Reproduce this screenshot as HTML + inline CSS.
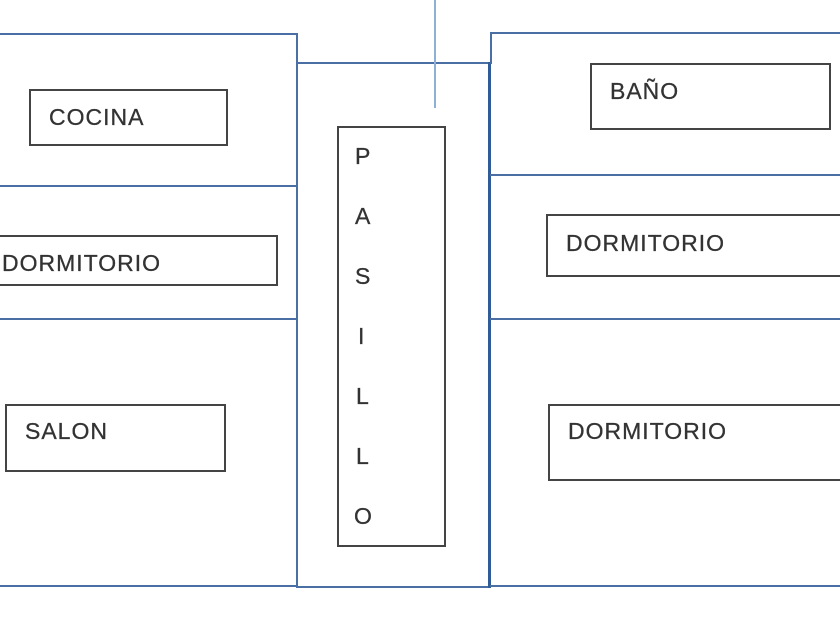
<!DOCTYPE html>
<html><head><style>
body{margin:0;width:840px;height:630px;background:#fff;position:relative;overflow:hidden;font-family:"Liberation Sans",sans-serif;}
.l{position:absolute;background:#4a6fa5;}
.b{position:absolute;border:2px solid #444;box-sizing:border-box;}
.t{position:absolute;font-size:23px;color:#333;line-height:1;letter-spacing:1px;-webkit-text-stroke:0.3px #333;}
</style></head><body>
<div class="l" style="left:0;top:33px;width:297px;height:2px"></div>
<div class="l" style="left:296px;top:33px;width:2px;height:555px"></div>
<div class="l" style="left:0;top:185px;width:297px;height:2px"></div>
<div class="l" style="left:0;top:318px;width:297px;height:2px"></div>
<div class="l" style="left:0;top:585px;width:297px;height:2px"></div>
<div class="l" style="left:297px;top:62px;width:192px;height:2px"></div>
<div class="l" style="left:297px;top:586px;width:192px;height:2px"></div>
<div class="l" style="left:434px;top:0;width:2px;height:108px;background:#8fb0d6"></div>
<div class="l" style="left:488px;top:62px;width:3px;height:526px;background:#2f5b96"></div>
<div class="l" style="left:490px;top:32px;width:2px;height:32px"></div>
<div class="l" style="left:490px;top:32px;width:350px;height:2px"></div>
<div class="l" style="left:490px;top:174px;width:350px;height:2px"></div>
<div class="l" style="left:490px;top:318px;width:350px;height:2px"></div>
<div class="l" style="left:490px;top:585px;width:350px;height:2px"></div>
<div class="b" style="left:29px;top:89px;width:199px;height:57px"></div>
<div class="t" style="left:49px;top:106px">COCINA</div>
<div class="b" style="left:-5px;top:235px;width:283px;height:51px"></div>
<div class="t" style="left:2px;top:252px">DORMITORIO</div>
<div class="b" style="left:5px;top:404px;width:221px;height:68px"></div>
<div class="t" style="left:25px;top:420px">SALON</div>
<div class="b" style="left:337px;top:126px;width:109px;height:421px"></div>
<div class="t" style="left:355px;top:145px">P</div>
<div class="t" style="left:355px;top:205px">A</div>
<div class="t" style="left:355px;top:265px">S</div>
<div class="t" style="left:358px;top:325px">I</div>
<div class="t" style="left:356px;top:385px">L</div>
<div class="t" style="left:356px;top:445px">L</div>
<div class="t" style="left:354px;top:505px">O</div>
<div class="b" style="left:590px;top:63px;width:241px;height:67px"></div>
<div class="t" style="left:610px;top:80px">BAÑO</div>
<div class="b" style="left:546px;top:214px;width:300px;height:63px"></div>
<div class="t" style="left:566px;top:232px">DORMITORIO</div>
<div class="b" style="left:548px;top:404px;width:300px;height:77px"></div>
<div class="t" style="left:568px;top:420px">DORMITORIO</div>
</body></html>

→ Task goal: Pictures excluded, quote all the data above exactly.

→ Reply to the task:
Reproduce this screenshot as HTML + inline CSS.
<!DOCTYPE html>
<html><head><style>
body{margin:0;width:840px;height:630px;background:#fff;position:relative;overflow:hidden;font-family:"Liberation Sans",sans-serif;}
.l{position:absolute;background:#4a6fa5;}
.b{position:absolute;border:2px solid #444;box-sizing:border-box;}
.t{position:absolute;font-size:23px;color:#333;line-height:1;letter-spacing:1px;-webkit-text-stroke:0.3px #333;}
</style></head><body>
<div class="l" style="left:0;top:33px;width:297px;height:2px"></div>
<div class="l" style="left:296px;top:33px;width:2px;height:555px"></div>
<div class="l" style="left:0;top:185px;width:297px;height:2px"></div>
<div class="l" style="left:0;top:318px;width:297px;height:2px"></div>
<div class="l" style="left:0;top:585px;width:297px;height:2px"></div>
<div class="l" style="left:297px;top:62px;width:192px;height:2px"></div>
<div class="l" style="left:297px;top:586px;width:192px;height:2px"></div>
<div class="l" style="left:434px;top:0;width:2px;height:108px;background:#8fb0d6"></div>
<div class="l" style="left:488px;top:62px;width:3px;height:526px;background:#2f5b96"></div>
<div class="l" style="left:490px;top:32px;width:2px;height:32px"></div>
<div class="l" style="left:490px;top:32px;width:350px;height:2px"></div>
<div class="l" style="left:490px;top:174px;width:350px;height:2px"></div>
<div class="l" style="left:490px;top:318px;width:350px;height:2px"></div>
<div class="l" style="left:490px;top:585px;width:350px;height:2px"></div>
<div class="b" style="left:29px;top:89px;width:199px;height:57px"></div>
<div class="t" style="left:49px;top:106px">COCINA</div>
<div class="b" style="left:-5px;top:235px;width:283px;height:51px"></div>
<div class="t" style="left:2px;top:252px">DORMITORIO</div>
<div class="b" style="left:5px;top:404px;width:221px;height:68px"></div>
<div class="t" style="left:25px;top:420px">SALON</div>
<div class="b" style="left:337px;top:126px;width:109px;height:421px"></div>
<div class="t" style="left:355px;top:145px">P</div>
<div class="t" style="left:355px;top:205px">A</div>
<div class="t" style="left:355px;top:265px">S</div>
<div class="t" style="left:358px;top:325px">I</div>
<div class="t" style="left:356px;top:385px">L</div>
<div class="t" style="left:356px;top:445px">L</div>
<div class="t" style="left:354px;top:505px">O</div>
<div class="b" style="left:590px;top:63px;width:241px;height:67px"></div>
<div class="t" style="left:610px;top:80px">BAÑO</div>
<div class="b" style="left:546px;top:214px;width:300px;height:63px"></div>
<div class="t" style="left:566px;top:232px">DORMITORIO</div>
<div class="b" style="left:548px;top:404px;width:300px;height:77px"></div>
<div class="t" style="left:568px;top:420px">DORMITORIO</div>
</body></html>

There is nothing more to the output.